中日7番手小熊の3球目、外角直球を左翼席へ。プロ15年目にして初の代打サヨナラ本塁打に、ヘルメットを高々と放り投げてホームを踏んだ。「狙っていたとはいえ、本当に打てるとは。めちゃくちゃ興奮しました」と喜んだ。

長丁場のシーズンを見据える小川監督から休養日を与えられ、スタメンを外れていた。6回から代打の準備を始めたが、なかなか出番は来ず。半袖から長袖に着替えたり、パーカを着たりと調整に苦心しつつ、「いけるよ!」とベンチから人一倍大きな声を出し仲間を鼓舞し続けた。「普段から言っている粘りが、継続してできている。(チームが)自然とそういう気持ちになっている」と納得の表情だった。

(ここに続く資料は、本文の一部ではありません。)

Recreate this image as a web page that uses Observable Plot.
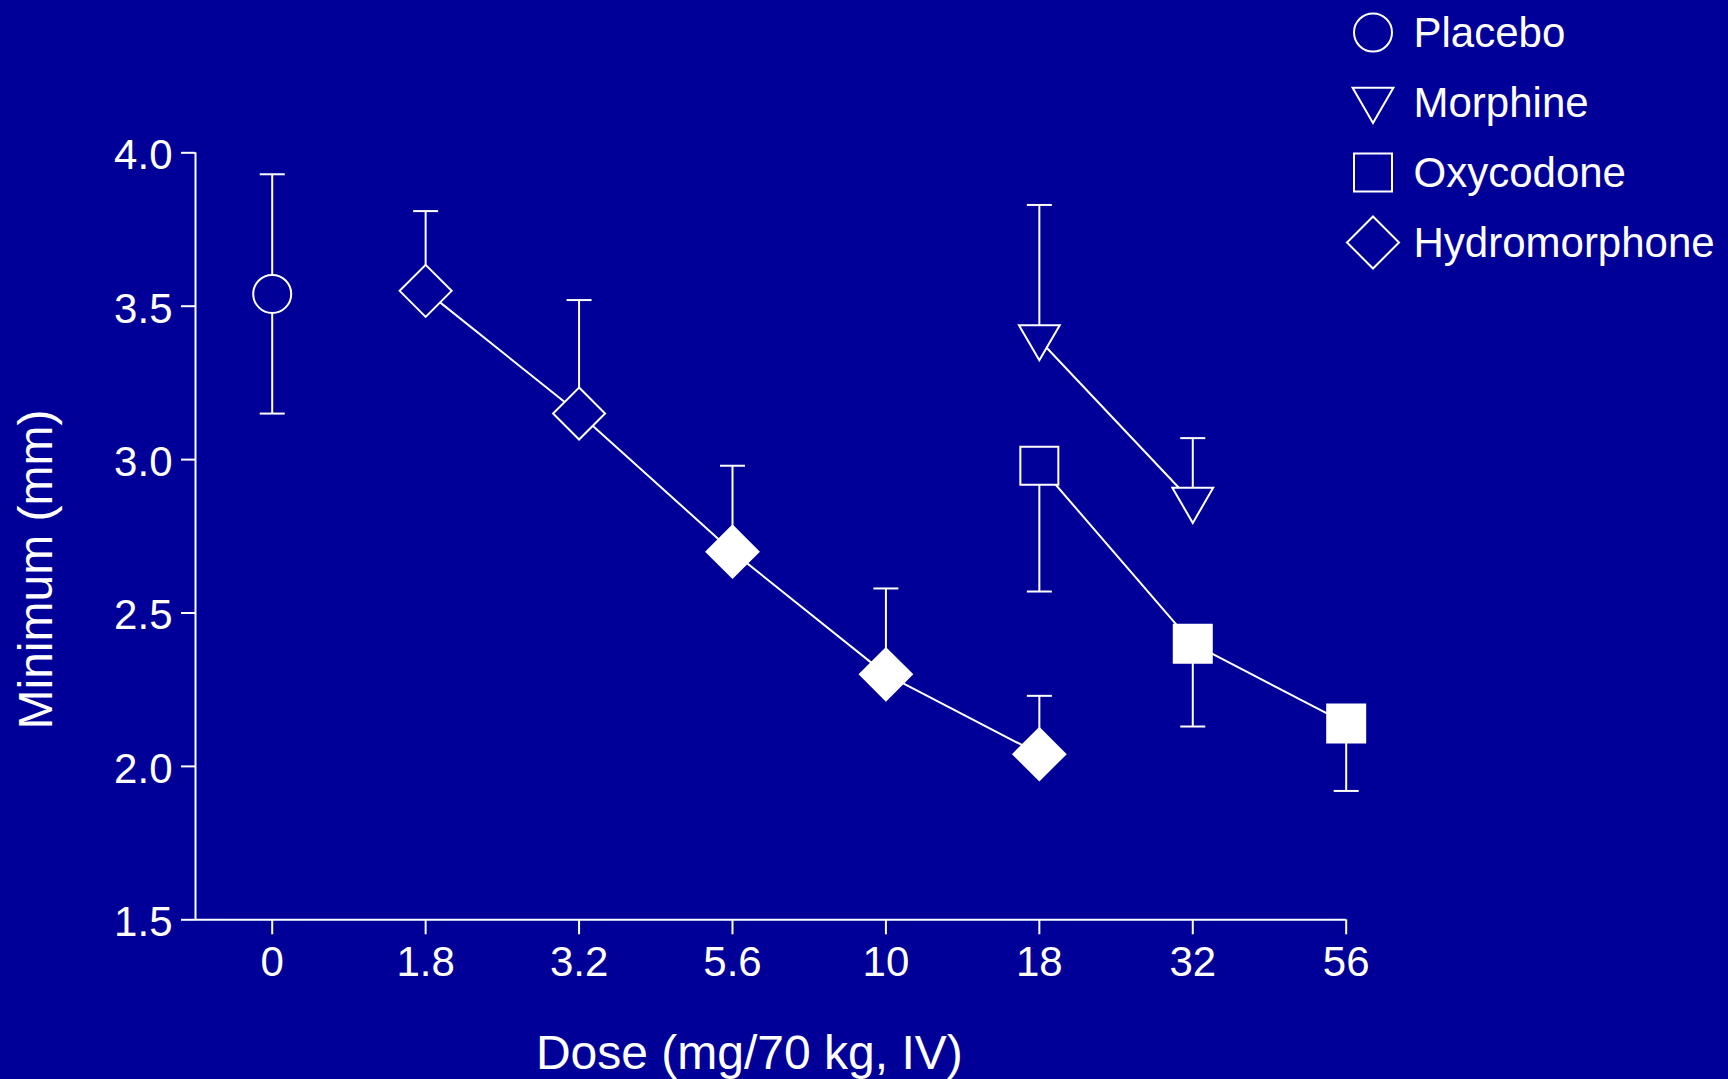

春季キャンプでグリップの細いバットに変えたが、納得がいかず、開幕直前に昨年の型に戻した。85センチ、890グラムのミズノ社製を手に「今の時期に振っておきたい」と、全体練習後に1人振り込んだ日もあった。鍛錬が結実したベテランの一振りでの決着。小川監督を「本当にすごい。野球は分からない」と喜ばせた。【保坂恭子】

▼青木がプロ入り初の代打サヨナラ本塁打。メジャーではブルワーズ時代の12年にサヨナラ本塁打を記録している青木だが、日本では05年8月26日横浜戦以来、14年ぶり2本目。サヨナラ本塁打のブランクとしては32年古川(阪急)の15年ぶりに次いで84年基(大洋)に並び2位になる。この日は12回2死から代打。セ・リーグの代打サヨナラ本塁打は通算70本目で、12回以降では6本目。両リーグともに延長制限が12回になった01年以降、終了目前の「12回2死」からの代打サヨナラ本塁打は初めて。